— begin STORED DATA —

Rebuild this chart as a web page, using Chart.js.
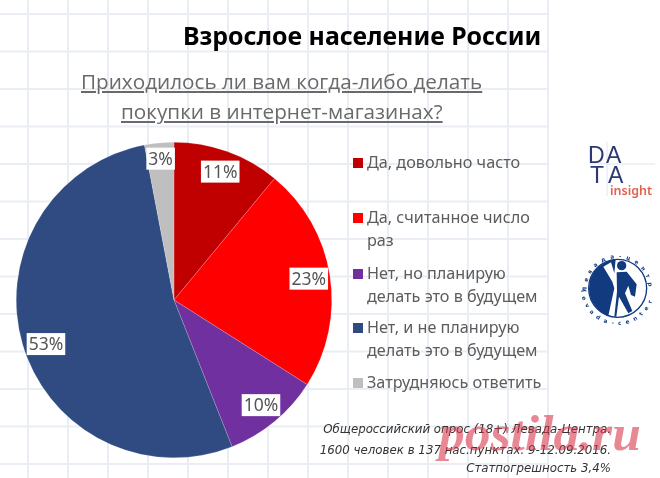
<!DOCTYPE html>
<html lang="ru"><head><meta charset="utf-8">
<script src="https://cdn.jsdelivr.net/npm/chart.js@4"></script>
<style>
html,body{margin:0;padding:0;background:#fff;width:660px;height:478px;overflow:hidden}
#wrap{position:relative;width:660px;height:478px;overflow:hidden;filter:blur(.35px)}
#grid{position:absolute;left:0;top:0;width:549px;height:478px;
background-image:linear-gradient(to right,#e9eef5 2px,transparent 2px),linear-gradient(to bottom,#e9eef5 2px,transparent 2px);
background-size:40px 37.5px;background-position:27px 13px}
canvas{position:absolute;left:0;top:0}
.t{position:absolute;white-space:nowrap;font-family:"Open Sans",sans-serif}
#title{left:183px;top:18px;font-size:24.9px;font-weight:700;color:#000;font-family:"Noto Sans",sans-serif;}
.sub{font-size:20.7px;color:#6a6a6a;text-decoration:underline;text-decoration-thickness:1.5px;text-underline-offset:2px;}
.leg{font-size:16.2px;color:#5c5c5c;line-height:23px;left:367px;font-family:"Noto Sans",sans-serif;}
.sw{position:absolute;left:353px;width:10px;height:10px}
.foot{font-size:11.8px;font-style:italic;color:#333;right:49px;font-family:"DejaVu Sans",sans-serif;}
#wm{left:439px;top:403px;font-family:"Liberation Serif",serif;font-weight:700;font-style:italic;font-size:51.5px;color:rgba(215,50,70,.58)}
#logos{position:absolute;left:0;top:0}
</style></head><body>
<div id="wrap">
<div id="grid"></div>
<canvas id="c" width="660" height="478"></canvas>
<div class="t" id="title">Взрослое население России</div>
<div class="t sub" id="s1" style="left:81px;top:67px">Приходилось ли вам когда-либо делать</div>
<div class="t sub" id="s2" style="left:121px;top:97px">покупки в интернет-магазинах?</div>
<div id="legend"></div>
<div class="t foot" style="top:422px">Общероссийский опрос (18+) Левада-Центра.</div>
<div class="t foot" style="top:443px">1600 человек в 137 нас.пунктах. 9-12.09.2016.</div>
<div class="t foot" style="top:461px">Статпогрешность 3,4%</div>
<svg id="logos" width="660" height="478" xmlns="http://www.w3.org/2000/svg">
 <line x1="590" y1="164" x2="655" y2="164" stroke="#dfe5ee"/>
 <line x1="607" y1="142" x2="607" y2="196" stroke="#e2e6f0"/>
 <g font-family="Liberation Sans,sans-serif" fill="#2b3a75" font-size="23">
  <text x="588" y="163">D</text><text x="606" y="163">A</text>
  <text x="590" y="183">T</text><text x="608" y="183">A</text>
 </g>
 <text x="610" y="195" font-family="Noto Sans,sans-serif" font-weight="600" font-size="12.5" fill="#e2604e">insight</text>
 <g transform="translate(575 245) scale(.3333)">
  <circle cx="128" cy="130" r="87" fill="#fff" stroke="#123a7e" stroke-width="4"/>
  <path d="M128 43 A87 87 0 0 0 100 212 L118 130 L112 110 L85 65 L108 52 L118 85 L122 43 Z" fill="#123a7e"/>
  <circle cx="140" cy="62" r="14" fill="#123a7e"/>
  <path d="M125 82 L155 80 L185 118 L180 155 L168 150 L160 122 L150 145 L172 198 L160 205 L132 155 L124 215 L118 215 L126 140 Z" fill="#123a7e"/>
  <defs><path id="ring" d="M36 146 A93 93 0 1 1 220 146"/><path id="ring2" d="M18 130 A110 110 0 0 0 238 130"/></defs>
  <text font-family="DejaVu Sans,sans-serif" font-weight="700" font-size="17" letter-spacing="14" fill="#123a7e"><textPath href="#ring" startOffset="6">Левада-центр</textPath></text>
  <text font-family="DejaVu Sans,sans-serif" font-weight="700" font-size="17" letter-spacing="14" fill="#123a7e"><textPath href="#ring2" startOffset="6">levada-center</textPath></text>
 </g>
</svg>
<div class="t" id="wm">postila.ru</div>
</div>
<script>
const categories=["Да, довольно часто","Да, считанное число раз","Нет, но планирую делать это в будущем","Нет, и не планирую делать это в будущем","Затрудняюсь ответить"];
const legendLines=[["Да, довольно часто"],["Да, считанное число","раз"],["Нет, но планирую","делать это в будущем"],["Нет, и не планирую","делать это в будущем"],["Затрудняюсь ответить"]];
const values=[11,23,10,53,3];
const colors=["#c00000","#ff0000","#7030a0","#2f4b82","#bfbfbf"];
const legendTops=[151,206,262,316,371];

const lg=document.getElementById('legend');
legendLines.forEach((lines,i)=>{
  const s=document.createElement('div');s.className='sw';s.style.top=(legendTops[i]+7)+'px';s.style.background=colors[i];lg.appendChild(s);
  const d=document.createElement('div');d.className='t leg';d.style.top=legendTops[i]+'px';d.innerHTML=lines.join('<br>');lg.appendChild(d);
});

const labelPlugin={id:'outsideEndLabels',afterDatasetsDraw(chart){
  const ctx=chart.ctx,meta=chart.getDatasetMeta(0),ds=chart.data.datasets[0];
  ctx.save();ctx.font='17.5px "Noto Sans",sans-serif';ctx.textAlign='center';ctx.textBaseline='middle';
  meta.data.forEach((a,i)=>{
    const p=a.getProps(['x','y','startAngle','endAngle','outerRadius']);
    const m=(p.startAngle+p.endAngle)/2;
    const rr=p.outerRadius*(i===4?0.9:0.865);
    const x=p.x+Math.cos(m)*rr+(i===3?3:0),y=p.y+Math.sin(m)*rr+(i===3?6:0);
    const txt=ds.data[i]+'%';const w=ctx.measureText(txt).width+4;
    ctx.fillStyle='#fff';ctx.fillRect(x-w/2,y-11,w,22);
    ctx.fillStyle='#555';ctx.fillText(txt,x,y+1);
  });ctx.restore();
}};

new Chart(document.getElementById('c'),{
  type:'pie',
  data:{labels:categories,datasets:[{data:values,backgroundColor:colors,borderWidth:0.5,borderColor:'rgba(255,255,255,.35)'}]},
  options:{responsive:false,animation:false,
    layout:{padding:{left:16,right:328,top:142,bottom:20}},
    plugins:{legend:{display:false},tooltip:{enabled:false},title:{display:false}}},
  plugins:[labelPlugin]
});
</script>
</body></html>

— end STORED DATA —

* [WHAT TO DO]: Make an exact copy of the data above, pictures excluded.

* [SOLUTION]:
Rebuild this chart as a web page, using Chart.js.
<!DOCTYPE html>
<html lang="ru"><head><meta charset="utf-8">
<script src="https://cdn.jsdelivr.net/npm/chart.js@4"></script>
<style>
html,body{margin:0;padding:0;background:#fff;width:660px;height:478px;overflow:hidden}
#wrap{position:relative;width:660px;height:478px;overflow:hidden;filter:blur(.35px)}
#grid{position:absolute;left:0;top:0;width:549px;height:478px;
background-image:linear-gradient(to right,#e9eef5 2px,transparent 2px),linear-gradient(to bottom,#e9eef5 2px,transparent 2px);
background-size:40px 37.5px;background-position:27px 13px}
canvas{position:absolute;left:0;top:0}
.t{position:absolute;white-space:nowrap;font-family:"Open Sans",sans-serif}
#title{left:183px;top:18px;font-size:24.9px;font-weight:700;color:#000;font-family:"Noto Sans",sans-serif;}
.sub{font-size:20.7px;color:#6a6a6a;text-decoration:underline;text-decoration-thickness:1.5px;text-underline-offset:2px;}
.leg{font-size:16.2px;color:#5c5c5c;line-height:23px;left:367px;font-family:"Noto Sans",sans-serif;}
.sw{position:absolute;left:353px;width:10px;height:10px}
.foot{font-size:11.8px;font-style:italic;color:#333;right:49px;font-family:"DejaVu Sans",sans-serif;}
#wm{left:439px;top:403px;font-family:"Liberation Serif",serif;font-weight:700;font-style:italic;font-size:51.5px;color:rgba(215,50,70,.58)}
#logos{position:absolute;left:0;top:0}
</style></head><body>
<div id="wrap">
<div id="grid"></div>
<canvas id="c" width="660" height="478"></canvas>
<div class="t" id="title">Взрослое население России</div>
<div class="t sub" id="s1" style="left:81px;top:67px">Приходилось ли вам когда-либо делать</div>
<div class="t sub" id="s2" style="left:121px;top:97px">покупки в интернет-магазинах?</div>
<div id="legend"></div>
<div class="t foot" style="top:422px">Общероссийский опрос (18+) Левада-Центра.</div>
<div class="t foot" style="top:443px">1600 человек в 137 нас.пунктах. 9-12.09.2016.</div>
<div class="t foot" style="top:461px">Статпогрешность 3,4%</div>
<svg id="logos" width="660" height="478" xmlns="http://www.w3.org/2000/svg">
 <line x1="590" y1="164" x2="655" y2="164" stroke="#dfe5ee"/>
 <line x1="607" y1="142" x2="607" y2="196" stroke="#e2e6f0"/>
 <g font-family="Liberation Sans,sans-serif" fill="#2b3a75" font-size="23">
  <text x="588" y="163">D</text><text x="606" y="163">A</text>
  <text x="590" y="183">T</text><text x="608" y="183">A</text>
 </g>
 <text x="610" y="195" font-family="Noto Sans,sans-serif" font-weight="600" font-size="12.5" fill="#e2604e">insight</text>
 <g transform="translate(575 245) scale(.3333)">
  <circle cx="128" cy="130" r="87" fill="#fff" stroke="#123a7e" stroke-width="4"/>
  <path d="M128 43 A87 87 0 0 0 100 212 L118 130 L112 110 L85 65 L108 52 L118 85 L122 43 Z" fill="#123a7e"/>
  <circle cx="140" cy="62" r="14" fill="#123a7e"/>
  <path d="M125 82 L155 80 L185 118 L180 155 L168 150 L160 122 L150 145 L172 198 L160 205 L132 155 L124 215 L118 215 L126 140 Z" fill="#123a7e"/>
  <defs><path id="ring" d="M36 146 A93 93 0 1 1 220 146"/><path id="ring2" d="M18 130 A110 110 0 0 0 238 130"/></defs>
  <text font-family="DejaVu Sans,sans-serif" font-weight="700" font-size="17" letter-spacing="14" fill="#123a7e"><textPath href="#ring" startOffset="6">Левада-центр</textPath></text>
  <text font-family="DejaVu Sans,sans-serif" font-weight="700" font-size="17" letter-spacing="14" fill="#123a7e"><textPath href="#ring2" startOffset="6">levada-center</textPath></text>
 </g>
</svg>
<div class="t" id="wm">postila.ru</div>
</div>
<script>
const categories=["Да, довольно часто","Да, считанное число раз","Нет, но планирую делать это в будущем","Нет, и не планирую делать это в будущем","Затрудняюсь ответить"];
const legendLines=[["Да, довольно часто"],["Да, считанное число","раз"],["Нет, но планирую","делать это в будущем"],["Нет, и не планирую","делать это в будущем"],["Затрудняюсь ответить"]];
const values=[11,23,10,53,3];
const colors=["#c00000","#ff0000","#7030a0","#2f4b82","#bfbfbf"];
const legendTops=[151,206,262,316,371];

const lg=document.getElementById('legend');
legendLines.forEach((lines,i)=>{
  const s=document.createElement('div');s.className='sw';s.style.top=(legendTops[i]+7)+'px';s.style.background=colors[i];lg.appendChild(s);
  const d=document.createElement('div');d.className='t leg';d.style.top=legendTops[i]+'px';d.innerHTML=lines.join('<br>');lg.appendChild(d);
});

const labelPlugin={id:'outsideEndLabels',afterDatasetsDraw(chart){
  const ctx=chart.ctx,meta=chart.getDatasetMeta(0),ds=chart.data.datasets[0];
  ctx.save();ctx.font='17.5px "Noto Sans",sans-serif';ctx.textAlign='center';ctx.textBaseline='middle';
  meta.data.forEach((a,i)=>{
    const p=a.getProps(['x','y','startAngle','endAngle','outerRadius']);
    const m=(p.startAngle+p.endAngle)/2;
    const rr=p.outerRadius*(i===4?0.9:0.865);
    const x=p.x+Math.cos(m)*rr+(i===3?3:0),y=p.y+Math.sin(m)*rr+(i===3?6:0);
    const txt=ds.data[i]+'%';const w=ctx.measureText(txt).width+4;
    ctx.fillStyle='#fff';ctx.fillRect(x-w/2,y-11,w,22);
    ctx.fillStyle='#555';ctx.fillText(txt,x,y+1);
  });ctx.restore();
}};

new Chart(document.getElementById('c'),{
  type:'pie',
  data:{labels:categories,datasets:[{data:values,backgroundColor:colors,borderWidth:0.5,borderColor:'rgba(255,255,255,.35)'}]},
  options:{responsive:false,animation:false,
    layout:{padding:{left:16,right:328,top:142,bottom:20}},
    plugins:{legend:{display:false},tooltip:{enabled:false},title:{display:false}}},
  plugins:[labelPlugin]
});
</script>
</body></html>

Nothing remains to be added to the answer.